On top of that, the personal strains between Danielle and Maya aren’t quite as fleshed out as they should be. Though Sennott and Gordon share incredible chemistry and exchange some wicked verbal spars, the animosity and unresolved issues undermining their dynamic are vaguely defined, so much so that when a romantic twist between the two occurs late in the film, the scene feels abrupt and forced. Character continuity, or lack thereof, is a recurring weakness throughout “Shiva Baby” that sometimes makes it difficult to buy into the motivations that lead from one development to the next.

Imperfect as it may be, though, “Shiva Baby” is a competently made, frequently funny, and promising start for both Seligman and Sennott. While it certainly could have used a bit more narrative meat on its bones to further ground its material, “Shiva Baby” deftly confronts the grief of not having everything figured out when you feel like you’re supposed to, a theme that’s as indicative of millennial malaise as it is of Jewish guilt.

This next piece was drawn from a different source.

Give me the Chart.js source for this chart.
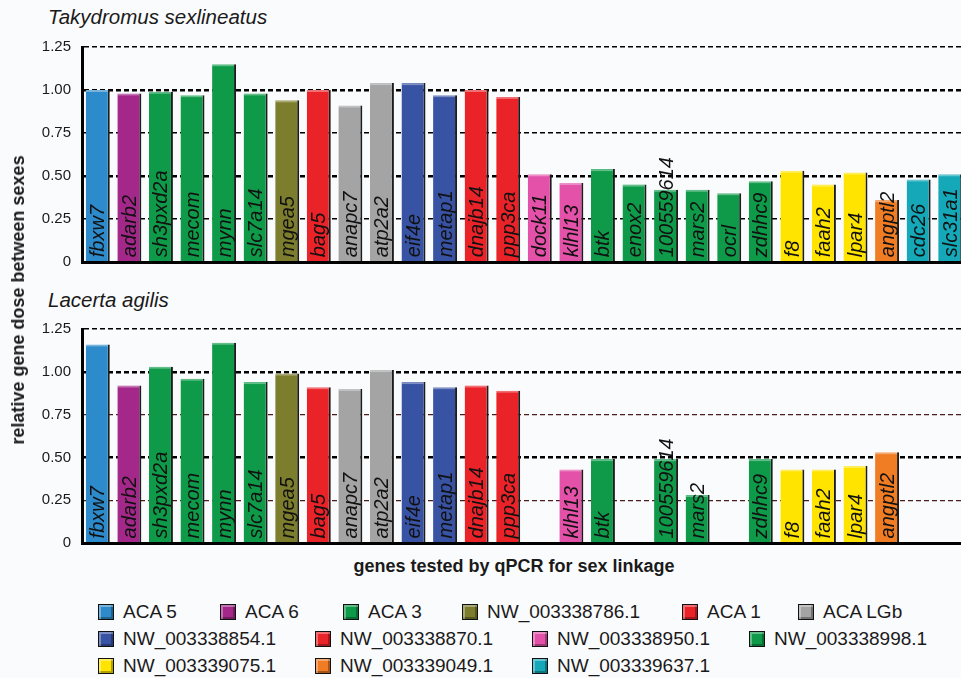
<!DOCTYPE html>
<html>
<head>
<meta charset="utf-8">
<script src="https://cdn.jsdelivr.net/npm/chart.js@4/dist/chart.umd.min.js"></script>
<style>
  html, body { margin: 0; padding: 0; width: 961px; height: 678px; overflow: hidden; background: #fafbfd; }
  body { font-family: "Liberation Sans", Arial, Helvetica, sans-serif; color: #1a1a1a; }
  #wrap { position: relative; width: 961px; height: 678px; overflow: hidden; }
  canvas { position: absolute; left: 0; }
  #chartTop { top: 0; }
  #chartBottom { top: 282px; }
  .panel-title { position: absolute; left: 48px; font-style: italic; font-size: 20.5px; line-height: 20px; white-space: nowrap; }
  .axis-title { position: absolute; font-weight: bold; font-size: 18px; line-height: 18px; white-space: nowrap; }
  #yTitle { left: 18px; top: 300px; transform: translate(-50%, -50%) rotate(-90deg); }
  #xTitle { left: 514px; top: 566px; transform: translate(-50%, -50%); }
  .lg { position: absolute; height: 20px; display: flex; align-items: center; font-size: 19px; white-space: nowrap; }
  .sw { width: 14px; height: 14px; border: 1.5px solid #111; margin-right: 9px; box-sizing: content-box;
        box-shadow: inset 2px 2px 0 rgba(255,255,255,0.35), inset -2px -2px 0 rgba(0,0,0,0.3); }
</style>
</head>
<body>
<div id="wrap">
  <div class="panel-title" style="top:7px">Takydromus sexlineatus</div>
  <div class="panel-title" style="top:290px">Lacerta agilis</div>
  <canvas id="chartTop" width="966" height="275"></canvas>
  <canvas id="chartBottom" width="966" height="274"></canvas>
  <div class="axis-title" id="yTitle">relative gene dose between sexes</div>
  <div class="axis-title" id="xTitle">genes tested by qPCR for sex linkage</div>
  <div id="legend"></div>
</div>
<script>
// Genes tested, in plotting order
const genes = ['fbxw7', 'adarb2', 'sh3pxd2a', 'mecom', 'mynn', 'slc7a14', 'mgea5', 'bag5',
  'anapc7', 'atp2a2', 'eif4e', 'metap1', 'dnajb14', 'ppp3ca', 'dock11', 'klhl13', 'btk',
  'enox2', '100559614', 'mars2', 'ocrl', 'zdhhc9', 'f8', 'faah2', 'lpar4', 'angptl2',
  'cdc26', 'slc31a1'];

// Chromosome / scaffold each gene maps to
const geneGroup = ['ACA 5', 'ACA 6', 'ACA 3', 'ACA 3', 'ACA 3', 'ACA 3', 'NW_003338786.1', 'ACA 1',
  'ACA LGb', 'ACA LGb', 'NW_003338854.1', 'NW_003338854.1', 'NW_003338870.1', 'NW_003338870.1',
  'NW_003338950.1', 'NW_003338950.1', 'NW_003338998.1', 'NW_003338998.1', 'NW_003338998.1',
  'NW_003338998.1', 'NW_003338998.1', 'NW_003338998.1', 'NW_003339075.1', 'NW_003339075.1',
  'NW_003339075.1', 'NW_003339049.1', 'NW_003339637.1', 'NW_003339637.1'];

// Relative gene dose (female / male) per species; null = not tested
const takydromusDose = [1.00, 0.98, 0.99, 0.97, 1.15, 0.98, 0.94, 1.00, 0.91, 1.04, 1.04, 0.97,
  1.00, 0.96, 0.51, 0.46, 0.54, 0.45, 0.42, 0.42, 0.40, 0.47, 0.53, 0.45, 0.52, 0.36, 0.48, 0.51];
const lacertaDose = [1.16, 0.92, 1.03, 0.96, 1.17, 0.94, 0.99, 0.91, 0.90, 1.01, 0.94, 0.91,
  0.92, 0.89, null, 0.43, 0.49, null, 0.49, 0.28, null, 0.49, 0.43, 0.43, 0.45, 0.53, null, null];

// Legend entries and their colours
const groupNames = ['ACA 5', 'ACA 6', 'ACA 3', 'NW_003338786.1', 'ACA 1', 'ACA LGb',
  'NW_003338854.1', 'NW_003338870.1', 'NW_003338950.1', 'NW_003338998.1',
  'NW_003339075.1', 'NW_003339049.1', 'NW_003339637.1'];
const groupColors = ['#2e8bcb', '#a3288a', '#0f9a4a', '#7d7d2e', '#ea2329', '#a4a4a4',
  '#3852a4', '#ea2329', '#e352a8', '#0f9a4a', '#ffe400', '#f07c24', '#14a8b8'];

// Y axis ticks
const yTicks = [0, 0.25, 0.5, 0.75, 1.0, 1.25];

const FONT = '"Liberation Sans", Arial, Helvetica, sans-serif';
const barColors = geneGroup.map(g => groupColors[groupNames.indexOf(g)]);

// Gene names written vertically inside each bar, plus a light bevel on the bar top
const barDecor = {
  id: 'barDecor',
  afterDatasetsDraw(chart) {
    const ctx = chart.ctx;
    const meta = chart.getDatasetMeta(0);
    const vals = chart.data.datasets[0].data;
    const labels = chart.data.labels;
    meta.data.forEach((bar, i) => {
      if (vals[i] == null) return;
      const p = bar.getProps(['x', 'y', 'base', 'width'], true);
      const left = p.x - p.width / 2;
      ctx.save();
      ctx.fillStyle = 'rgba(255,255,255,0.35)';
      ctx.fillRect(left, p.y, p.width - 2, 2);
      ctx.restore();

      ctx.save();
      ctx.translate(p.x + 1, p.base - 4);
      ctx.rotate(-Math.PI / 2);
      ctx.font = 'italic 20px ' + FONT;
      ctx.fillStyle = '#111';
      ctx.textAlign = 'left';
      ctx.textBaseline = 'middle';
      ctx.fillText(labels[i], 0, 0);
      ctx.restore();
    });
  }
};

function makeChart(canvasId, values, thinMinor) {
  const major = v => Math.abs(v - 1) < 1e-6 || Math.abs(v - 0.5) < 1e-6;
  return new Chart(document.getElementById(canvasId), {
    type: 'bar',
    data: {
      labels: genes,
      datasets: [{
        data: values,
        backgroundColor: barColors,
        borderColor: '#1c1c1c',
        borderWidth: { top: 0, left: 0, right: 2, bottom: 0 },
        borderSkipped: 'start',
        barPercentage: 0.76,
        categoryPercentage: 1.0
      }]
    },
    options: {
      responsive: false,
      animation: false,
      devicePixelRatio: 1,
      layout: { padding: { top: 47, bottom: 13, left: 0, right: 0 } },
      plugins: { legend: { display: false }, tooltip: { enabled: false } },
      scales: {
        x: {
          grid: { display: false, drawTicks: false },
          ticks: { display: false },
          border: { display: true, width: 3, color: '#000', z: 1 },
          afterFit(s) { s.height = 0; }
        },
        y: {
          min: 0,
          max: 1.25,
          afterBuildTicks(s) { s.ticks = yTicks.map(v => ({ value: v })); },
          ticks: {
            padding: 11,
            color: '#1a1a1a',
            font: { family: FONT, size: 15 },
            callback: v => (v === 0 ? '0' : v.toFixed(2))
          },
          grid: {
            drawTicks: false,
            color: c => (thinMinor && !major(c.tick.value) && c.tick.value < 1.2) ? '#4a1c1c' : '#000',
            lineWidth: c => {
              const v = c.tick.value;
              if (major(v)) return 2.4;
              if (thinMinor && v < 1.2) return 1.2;
              return 1.6;
            }
          },
          border: { display: true, width: 3, color: '#000', z: 1, dash: [5, 3] },
          afterFit(s) { s.width = 82; s.paddingTop = 0; s.paddingBottom = 0; }
        }
      }
    },
    plugins: [barDecor]
  });
}

makeChart('chartTop', takydromusDose, false);
makeChart('chartBottom', lacertaDose, true);

// Legend layout
const legendSlots = [[98, 612], [220, 612], [343, 612], [462, 612], [682, 612], [798, 612],
  [98, 639], [315, 639], [532, 639], [749, 639], [98, 666], [315, 666], [532, 666]];
const legend = document.getElementById('legend');
groupNames.forEach((name, i) => {
  const item = document.createElement('div');
  item.className = 'lg';
  item.style.left = legendSlots[i][0] + 'px';
  item.style.top = (legendSlots[i][1] - 10) + 'px';
  const sw = document.createElement('span');
  sw.className = 'sw';
  sw.style.background = groupColors[i];
  const tx = document.createElement('span');
  tx.textContent = name;
  item.appendChild(sw);
  item.appendChild(tx);
  legend.appendChild(item);
});
</script>
</body>
</html>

The title’s astute play on words speaks to this juncture, with “shiva” exemplifying a constant reminder of our mortality and “baby” representing our inner child crying out for guidance, attention and love. Toward the end of the film, there’s a moment that synthesizes these two labels, when Max’s infant wails in the middle of Mourner’s Kaddish. The camera lingers on Danielle’s terrified visage, capturing a reaction of existential nausea that can only be summarized by two words: Oy vey.


Sam Rosenberg, a University of Michigan alumnus, is a screenwriter and freelance writer.